■ **Supplied material**
------
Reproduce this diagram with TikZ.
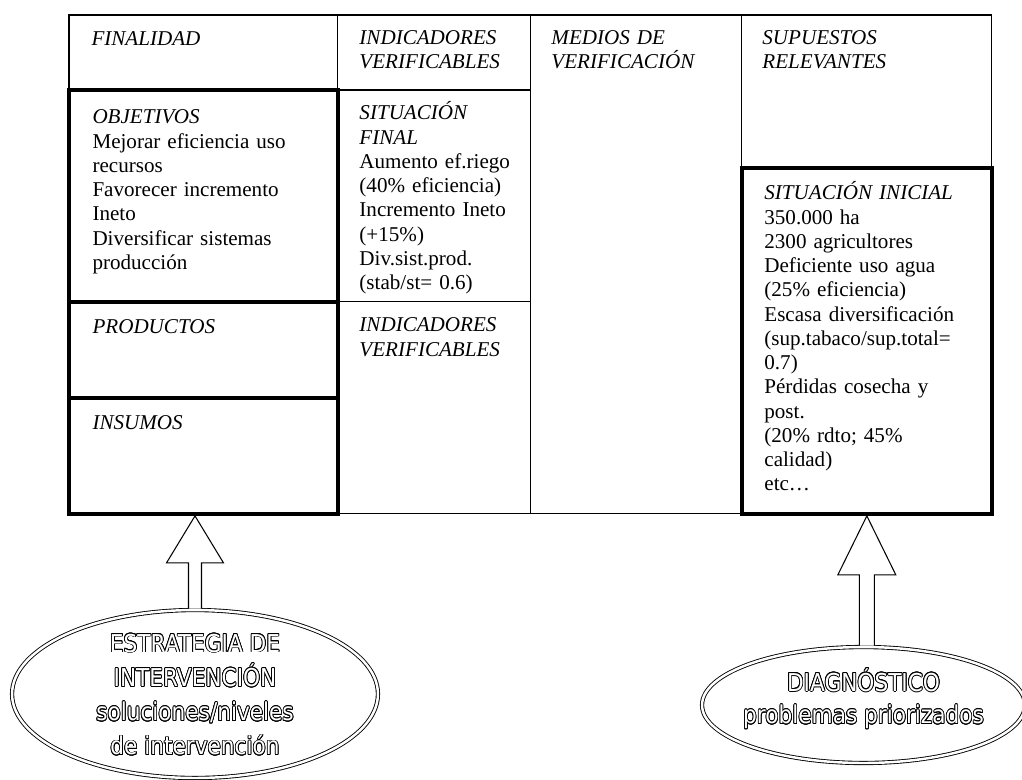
------
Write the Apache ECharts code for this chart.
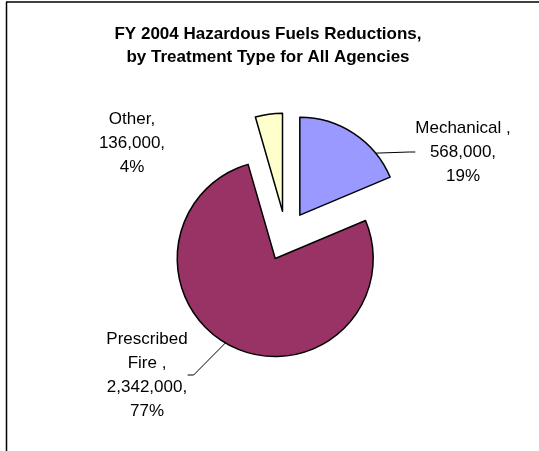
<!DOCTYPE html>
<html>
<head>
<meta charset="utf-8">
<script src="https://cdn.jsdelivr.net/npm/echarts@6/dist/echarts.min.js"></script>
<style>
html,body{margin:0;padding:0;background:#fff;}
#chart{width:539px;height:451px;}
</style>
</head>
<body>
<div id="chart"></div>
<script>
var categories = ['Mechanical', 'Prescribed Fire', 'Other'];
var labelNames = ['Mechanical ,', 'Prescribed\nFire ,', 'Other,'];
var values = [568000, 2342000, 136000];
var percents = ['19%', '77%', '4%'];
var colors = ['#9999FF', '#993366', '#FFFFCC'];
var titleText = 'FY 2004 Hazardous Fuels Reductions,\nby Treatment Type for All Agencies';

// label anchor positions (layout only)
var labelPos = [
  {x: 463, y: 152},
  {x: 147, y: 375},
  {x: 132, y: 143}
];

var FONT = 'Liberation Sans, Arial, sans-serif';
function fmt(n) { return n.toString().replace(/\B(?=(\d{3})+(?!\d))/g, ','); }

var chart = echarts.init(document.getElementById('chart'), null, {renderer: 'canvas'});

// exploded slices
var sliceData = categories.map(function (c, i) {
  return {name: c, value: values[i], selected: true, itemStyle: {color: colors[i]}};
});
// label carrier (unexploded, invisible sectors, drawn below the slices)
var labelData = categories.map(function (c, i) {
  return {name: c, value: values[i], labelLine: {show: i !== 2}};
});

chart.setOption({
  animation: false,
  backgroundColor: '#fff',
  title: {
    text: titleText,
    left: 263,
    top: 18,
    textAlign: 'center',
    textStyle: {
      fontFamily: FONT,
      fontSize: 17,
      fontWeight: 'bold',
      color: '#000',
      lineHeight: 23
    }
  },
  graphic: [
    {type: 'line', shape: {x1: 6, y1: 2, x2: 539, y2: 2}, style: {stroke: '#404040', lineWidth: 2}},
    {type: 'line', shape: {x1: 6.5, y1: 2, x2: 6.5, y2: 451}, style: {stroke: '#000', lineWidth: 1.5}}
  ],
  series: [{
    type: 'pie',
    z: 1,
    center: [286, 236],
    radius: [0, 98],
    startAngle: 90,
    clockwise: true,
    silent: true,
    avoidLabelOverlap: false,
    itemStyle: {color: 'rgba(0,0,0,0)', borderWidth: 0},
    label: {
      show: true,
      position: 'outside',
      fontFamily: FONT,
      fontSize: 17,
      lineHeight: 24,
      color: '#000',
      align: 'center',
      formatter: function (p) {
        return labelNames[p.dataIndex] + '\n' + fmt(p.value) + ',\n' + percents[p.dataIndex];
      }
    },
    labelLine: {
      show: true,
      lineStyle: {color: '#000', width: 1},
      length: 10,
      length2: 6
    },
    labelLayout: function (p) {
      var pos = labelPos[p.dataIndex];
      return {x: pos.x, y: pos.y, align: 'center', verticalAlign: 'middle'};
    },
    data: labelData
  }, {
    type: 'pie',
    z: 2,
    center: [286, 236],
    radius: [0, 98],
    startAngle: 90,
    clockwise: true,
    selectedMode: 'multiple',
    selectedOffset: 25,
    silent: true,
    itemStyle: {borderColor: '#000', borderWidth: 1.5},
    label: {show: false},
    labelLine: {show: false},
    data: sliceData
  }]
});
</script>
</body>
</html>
------
■ **To do**
Copy out every line where the word "this" occurs.

■ **The reply**
Reproduce this diagram with TikZ.
Write the Apache ECharts code for this chart.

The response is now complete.